How many motors, leds, and sensors can Arduino handle?

Basically what the title says. I want to build a pinball machine, and I think I need around 100 leds, 10-20 motors and proximity sensors. Is there and Arduino which can deal with these?

Probably 2 or 3 Megas would do it.

There are port expanders that can vastly increase the number of pins available. Then your limitations are speed and memory. You might consider one of the top end of the Teensy range if a Mega isn't enough.

Two MAX7219 will control 128 LEDs from 3 IO pins.

Mega has 70 IO. A fully broken out Atmega2560 will provide 86 IO.

of motors will depend on the motor. Are they controllable from just 2 or 3 pins? Direction, speed, enable?

How many proximity sensors?

You are asking if you can write efficient software, the hardware is available to do it with the Arduino.
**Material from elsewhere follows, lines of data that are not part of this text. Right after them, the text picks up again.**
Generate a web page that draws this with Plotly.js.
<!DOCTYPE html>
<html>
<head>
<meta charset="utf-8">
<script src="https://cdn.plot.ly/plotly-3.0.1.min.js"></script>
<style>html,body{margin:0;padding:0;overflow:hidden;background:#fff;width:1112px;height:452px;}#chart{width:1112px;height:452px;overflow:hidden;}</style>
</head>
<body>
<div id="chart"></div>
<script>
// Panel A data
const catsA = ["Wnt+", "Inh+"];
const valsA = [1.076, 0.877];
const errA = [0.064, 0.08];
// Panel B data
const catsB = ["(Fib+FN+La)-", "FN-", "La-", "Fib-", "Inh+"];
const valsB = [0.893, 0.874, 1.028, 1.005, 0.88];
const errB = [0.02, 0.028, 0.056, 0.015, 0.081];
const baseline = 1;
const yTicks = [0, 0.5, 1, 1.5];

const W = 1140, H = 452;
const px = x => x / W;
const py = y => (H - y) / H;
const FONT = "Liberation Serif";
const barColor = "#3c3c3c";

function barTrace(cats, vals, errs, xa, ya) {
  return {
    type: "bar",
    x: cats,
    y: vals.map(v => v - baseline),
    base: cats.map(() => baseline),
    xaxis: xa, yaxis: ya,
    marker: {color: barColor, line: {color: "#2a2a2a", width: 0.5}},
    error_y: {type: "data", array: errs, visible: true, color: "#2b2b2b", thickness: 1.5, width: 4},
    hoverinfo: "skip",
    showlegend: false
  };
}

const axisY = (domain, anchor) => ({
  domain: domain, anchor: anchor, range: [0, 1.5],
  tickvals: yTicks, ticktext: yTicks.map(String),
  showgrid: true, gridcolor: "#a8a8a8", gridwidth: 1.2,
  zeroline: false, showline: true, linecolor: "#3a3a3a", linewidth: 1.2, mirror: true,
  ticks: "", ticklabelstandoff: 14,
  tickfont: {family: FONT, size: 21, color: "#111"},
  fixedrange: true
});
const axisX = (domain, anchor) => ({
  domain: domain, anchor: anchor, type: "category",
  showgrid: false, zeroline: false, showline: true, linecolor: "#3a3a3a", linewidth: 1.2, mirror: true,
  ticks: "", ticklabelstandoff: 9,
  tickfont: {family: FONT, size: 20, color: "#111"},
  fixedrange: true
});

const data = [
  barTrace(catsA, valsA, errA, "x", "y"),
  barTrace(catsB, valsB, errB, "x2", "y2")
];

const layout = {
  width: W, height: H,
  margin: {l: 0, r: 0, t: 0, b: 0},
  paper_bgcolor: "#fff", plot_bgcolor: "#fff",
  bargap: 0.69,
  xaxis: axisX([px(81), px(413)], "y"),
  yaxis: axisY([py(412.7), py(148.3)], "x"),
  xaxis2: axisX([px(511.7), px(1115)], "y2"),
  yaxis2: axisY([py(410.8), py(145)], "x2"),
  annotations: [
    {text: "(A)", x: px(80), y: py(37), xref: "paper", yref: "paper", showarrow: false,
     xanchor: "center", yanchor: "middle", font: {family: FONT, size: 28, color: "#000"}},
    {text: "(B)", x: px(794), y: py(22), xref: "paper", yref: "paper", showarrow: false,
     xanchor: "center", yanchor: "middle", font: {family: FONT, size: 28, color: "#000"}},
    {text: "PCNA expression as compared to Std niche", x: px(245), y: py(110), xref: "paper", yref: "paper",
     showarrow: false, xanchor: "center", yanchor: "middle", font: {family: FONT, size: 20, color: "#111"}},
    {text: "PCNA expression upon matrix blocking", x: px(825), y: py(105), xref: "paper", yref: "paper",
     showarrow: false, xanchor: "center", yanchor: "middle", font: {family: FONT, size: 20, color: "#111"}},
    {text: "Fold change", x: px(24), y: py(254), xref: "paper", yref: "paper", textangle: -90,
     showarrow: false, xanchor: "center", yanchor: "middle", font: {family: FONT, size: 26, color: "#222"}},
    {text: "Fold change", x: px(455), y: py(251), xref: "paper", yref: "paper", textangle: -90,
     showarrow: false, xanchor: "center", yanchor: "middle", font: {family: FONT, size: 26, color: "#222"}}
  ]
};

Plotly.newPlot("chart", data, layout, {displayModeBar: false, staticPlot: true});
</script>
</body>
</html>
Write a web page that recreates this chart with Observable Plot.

You might consider a Raspberry Pi 4. Try this link: https://events.linuxfoundation.org/wp-content/uploads/2017/12/e-ale-rt-apps_John-Ogness.pdf, it is a start and will help you work out your solution(s). While you are reading this you should also start a schematic so you have a better understanding of what you really need. The Pi is an overkill but there are too many unknowns. KiCad for schematic capture is available for downloading and will operate on the Mac, PC and of course Linux. Best part it is free!

CrossRoads:

of motors will depend on the motor. Are they controllable from just 2 or 3 pins? Direction, speed, enable?

I'm a noob and I'm not sure what type of motor should I use. I want to use them for very small but fast movements like the pinball kickers or or to reset various elements of the table.

csongi0:
Basically what the title says. I want to build a pinball machine, and I think I need around 100 leds, 10-20 motors and proximity sensors. Is there and Arduino which can deal with these?

If the speed requirements aren't demanding, maybe upto 1000's using I/O expanders. I/O expansion
trades speed for quantity of signals.

Eventually the of size RAM may prove to be a restriction with lots of I/O to model.

If you are doing a lot of fast switching, the processor speed may become the limiting factor.

Some LED types can be daisy-chained and share a single control line.

I suspect the way to go is finding some I2C controlled multiple motor/servo controllers for motors
and selenoids and servos, do the inputs as direct inputs for quick scanning, and keep the architecture
agnostic of which microcontroller, in case you need to upgrade (say from a Mega to something faster).